Mark Simpson NAR 71503 Level II God Bless our peacekeepers
Reply to
Mark Simpson
I'm not sure what I am using (and will look). It is some stuff I got at a auto parts store. My only previous experince was in helping a buddy glass a hood scoop to a car, and that was 25 years ago. Came in a 1 qt can and the ration is 1oz of resin to 12 drops of catalyst.
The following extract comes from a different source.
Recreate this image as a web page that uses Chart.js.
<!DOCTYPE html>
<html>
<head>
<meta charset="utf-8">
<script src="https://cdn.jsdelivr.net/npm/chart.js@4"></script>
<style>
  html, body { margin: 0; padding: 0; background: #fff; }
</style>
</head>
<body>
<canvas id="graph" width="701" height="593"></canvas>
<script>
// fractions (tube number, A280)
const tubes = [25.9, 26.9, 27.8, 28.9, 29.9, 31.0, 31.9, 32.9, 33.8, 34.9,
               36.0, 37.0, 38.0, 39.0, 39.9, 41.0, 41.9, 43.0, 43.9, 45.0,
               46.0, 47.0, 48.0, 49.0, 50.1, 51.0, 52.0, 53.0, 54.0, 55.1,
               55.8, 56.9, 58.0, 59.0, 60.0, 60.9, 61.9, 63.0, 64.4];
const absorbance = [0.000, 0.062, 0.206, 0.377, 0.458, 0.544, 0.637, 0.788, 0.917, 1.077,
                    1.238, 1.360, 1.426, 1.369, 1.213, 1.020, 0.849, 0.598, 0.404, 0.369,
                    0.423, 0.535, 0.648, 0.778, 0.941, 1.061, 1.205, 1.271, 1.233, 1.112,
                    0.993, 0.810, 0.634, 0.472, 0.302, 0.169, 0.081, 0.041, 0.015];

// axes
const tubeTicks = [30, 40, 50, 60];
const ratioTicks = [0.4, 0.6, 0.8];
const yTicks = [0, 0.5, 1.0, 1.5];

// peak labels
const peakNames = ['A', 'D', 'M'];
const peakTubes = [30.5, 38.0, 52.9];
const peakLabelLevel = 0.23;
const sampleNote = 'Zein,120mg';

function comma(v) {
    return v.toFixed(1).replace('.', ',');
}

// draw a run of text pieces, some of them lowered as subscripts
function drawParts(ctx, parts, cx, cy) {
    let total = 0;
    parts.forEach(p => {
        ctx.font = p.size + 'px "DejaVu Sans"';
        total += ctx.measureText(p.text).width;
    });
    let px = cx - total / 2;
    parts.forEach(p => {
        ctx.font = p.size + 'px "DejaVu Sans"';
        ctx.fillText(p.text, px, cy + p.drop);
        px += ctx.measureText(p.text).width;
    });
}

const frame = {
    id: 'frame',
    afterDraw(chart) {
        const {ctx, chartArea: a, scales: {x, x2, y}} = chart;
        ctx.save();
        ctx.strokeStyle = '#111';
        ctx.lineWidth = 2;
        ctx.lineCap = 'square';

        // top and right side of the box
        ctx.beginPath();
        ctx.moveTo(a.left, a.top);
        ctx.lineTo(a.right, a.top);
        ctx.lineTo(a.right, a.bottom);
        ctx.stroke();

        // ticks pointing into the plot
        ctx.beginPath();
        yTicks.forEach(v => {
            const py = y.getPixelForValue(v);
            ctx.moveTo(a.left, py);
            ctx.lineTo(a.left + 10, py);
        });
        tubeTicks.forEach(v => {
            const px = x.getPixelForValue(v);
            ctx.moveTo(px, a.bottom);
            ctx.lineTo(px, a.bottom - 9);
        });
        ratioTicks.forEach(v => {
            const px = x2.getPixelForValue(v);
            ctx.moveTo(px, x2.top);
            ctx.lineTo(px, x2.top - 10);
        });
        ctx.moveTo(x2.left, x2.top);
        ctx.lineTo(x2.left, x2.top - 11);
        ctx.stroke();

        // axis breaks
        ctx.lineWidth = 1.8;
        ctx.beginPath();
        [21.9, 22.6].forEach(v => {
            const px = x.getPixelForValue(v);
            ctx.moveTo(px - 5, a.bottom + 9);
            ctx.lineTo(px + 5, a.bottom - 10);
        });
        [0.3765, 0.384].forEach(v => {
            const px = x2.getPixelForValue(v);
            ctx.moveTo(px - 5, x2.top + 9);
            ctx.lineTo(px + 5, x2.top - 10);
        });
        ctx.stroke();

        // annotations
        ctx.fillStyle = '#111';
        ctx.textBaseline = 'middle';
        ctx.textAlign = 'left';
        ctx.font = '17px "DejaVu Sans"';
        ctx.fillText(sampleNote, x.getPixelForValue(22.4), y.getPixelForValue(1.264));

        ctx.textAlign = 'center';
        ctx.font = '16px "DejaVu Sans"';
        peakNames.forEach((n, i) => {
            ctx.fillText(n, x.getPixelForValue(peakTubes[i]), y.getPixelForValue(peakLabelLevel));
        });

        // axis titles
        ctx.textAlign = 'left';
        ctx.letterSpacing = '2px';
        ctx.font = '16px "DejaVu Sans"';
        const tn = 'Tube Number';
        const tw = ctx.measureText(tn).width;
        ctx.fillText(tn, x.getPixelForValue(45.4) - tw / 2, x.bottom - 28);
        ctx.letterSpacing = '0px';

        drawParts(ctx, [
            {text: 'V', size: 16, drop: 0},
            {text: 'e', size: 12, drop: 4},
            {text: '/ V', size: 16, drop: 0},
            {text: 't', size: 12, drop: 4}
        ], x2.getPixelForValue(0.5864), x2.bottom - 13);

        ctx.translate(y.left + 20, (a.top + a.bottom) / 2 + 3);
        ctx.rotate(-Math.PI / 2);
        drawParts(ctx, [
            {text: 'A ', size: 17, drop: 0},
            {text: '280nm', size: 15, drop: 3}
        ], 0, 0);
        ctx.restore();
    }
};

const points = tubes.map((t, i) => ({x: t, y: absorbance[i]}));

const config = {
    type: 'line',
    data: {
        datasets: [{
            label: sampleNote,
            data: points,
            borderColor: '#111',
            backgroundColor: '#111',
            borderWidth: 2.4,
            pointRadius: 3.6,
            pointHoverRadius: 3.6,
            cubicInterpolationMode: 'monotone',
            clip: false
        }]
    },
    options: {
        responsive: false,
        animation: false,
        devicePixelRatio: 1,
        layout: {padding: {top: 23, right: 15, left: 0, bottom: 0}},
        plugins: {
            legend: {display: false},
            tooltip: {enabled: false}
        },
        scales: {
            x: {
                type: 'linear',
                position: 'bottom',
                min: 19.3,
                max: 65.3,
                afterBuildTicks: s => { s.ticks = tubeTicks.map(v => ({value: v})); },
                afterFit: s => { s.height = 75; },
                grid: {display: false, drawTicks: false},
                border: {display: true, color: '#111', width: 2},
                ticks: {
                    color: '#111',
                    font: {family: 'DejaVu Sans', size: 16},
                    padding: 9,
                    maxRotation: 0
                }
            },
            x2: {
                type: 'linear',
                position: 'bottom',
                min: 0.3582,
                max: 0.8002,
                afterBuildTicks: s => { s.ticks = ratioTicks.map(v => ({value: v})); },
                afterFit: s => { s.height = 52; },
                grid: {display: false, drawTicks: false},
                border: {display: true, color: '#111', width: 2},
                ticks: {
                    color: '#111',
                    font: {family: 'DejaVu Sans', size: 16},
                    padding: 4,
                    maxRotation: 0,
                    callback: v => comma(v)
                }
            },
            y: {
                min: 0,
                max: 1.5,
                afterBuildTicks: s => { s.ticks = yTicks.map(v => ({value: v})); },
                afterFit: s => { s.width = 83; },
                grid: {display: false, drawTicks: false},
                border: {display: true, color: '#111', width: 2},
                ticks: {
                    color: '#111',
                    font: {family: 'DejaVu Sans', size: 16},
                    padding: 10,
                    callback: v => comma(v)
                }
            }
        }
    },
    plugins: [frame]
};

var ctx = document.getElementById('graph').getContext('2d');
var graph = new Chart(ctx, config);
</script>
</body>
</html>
Thanks for all the info so far.
A
Reply to
Al Gloer
That's polyester resin. Epoxy, as noted, has much less odor (compared to the strong distinctive scent of polyester resin) and is generally easier to work with. Just be sure to measure accurately and mix very thoroughly for best results.
-dave w
Reply to
David Weinshenker
David Weinshenker wrote in news: snipped-for-privacy@earthlink.net:
And different epoxies have different mix ratios,like 2:1 resin/hardener for RAKA and System 3,and West is,IIRC,5:1 or 2:1 depending on which hardener you use.
System Three has a really fabulous TRIAL KIT (for 10 BUCKS PPD!!)that gives you a generous sample of epoxy and hardener,PLUS different fillers like wood flour,silica,microballoons,and plastic fiber,and the VERY informative Epoxy Book,which every epoxy user should read.
You can't go wrong in buying this trial kit.
Disclaimer;I'm not an employee of S3,nor financially or otherwise connected to S3.
Reply to
Jim Yanik
This should be in the FAQ.
Reply to
Jerry Irvine
They're also insanely expensive, and hard to find locally. I'd much rather use polyester resin that I can buy at any hardware store for $20 a gallon, than spend several times that much plus shipping (and waiting for it to arrive.)
Reply to
RayDunakin
Many epoxies are easy to find, if you look. I've found two local dealers for West, one of which carries the full product line.
-Kevin
Reply to
Kevin Trojanowski
Epoxy resin is about twice as strong as polyester resin. It also costs about twice as much.
Polyester is not so bad if you are vacuum bagging. Heck I might even recommend vacuum bagging even if its not really doing anything but keeping the smell down.
I get mine at the boat store down the street, but I live on the coast.
RDH8
Reply to
Robert DeHate
I work for a fiberglass gelcoat company and went and had a long talk with one of the lab technicians. I was told that the absolute best solution for what we are doing is to use "vinylester resin". The tech claims it has the topmost strength yet not having the characterics of being brittle like polyester resin would have. I've so far glassed two rockets with it and have had one hard landing on concrete with nothing more than a little paint chip. Excellent stuff !! I use a 1 part DDM9 catalyst to 100 part vinylester resin for best results. Sorry but i haven't done any research on the web as to the location of this vinylester resin seeing how what I get is available at work but unfortunately not to outside sources. Any direct fiberglass distributor would have the knowledge as to getting the stuff i'm sure.
Reply to
SkyHigh
I've use TAP 314 "marine grade" resin from the local Tap Plastics - I think it's pretty similar to West or System 3.
(These days I tend to prefer Aeropoxy laminating resin from Shadow Aero unless I'm in a hurry - it's lower in viscosity and wets out _really_ nicely, but it is a bit more expensive and fairly slow-curing at room temp.)
-dave w
Reply to
David Weinshenker
Hmmm... TAP has that (as well as several flavors of polyester and epoxy) - I might have to get some just to try. (Always good to explore options).
I wonder if it shares polyester's short shelf life - I've had the experience of getting a can of PE resin, using some of it, and coming back a couple of months later to find the remainder gelled or hardened in the can.
-dave w
Reply to
David Weinshenker
David Weinshenker wrote in news: snipped-for-privacy@earthlink.net:
Healthwise,I wonder how it is for hobbyists?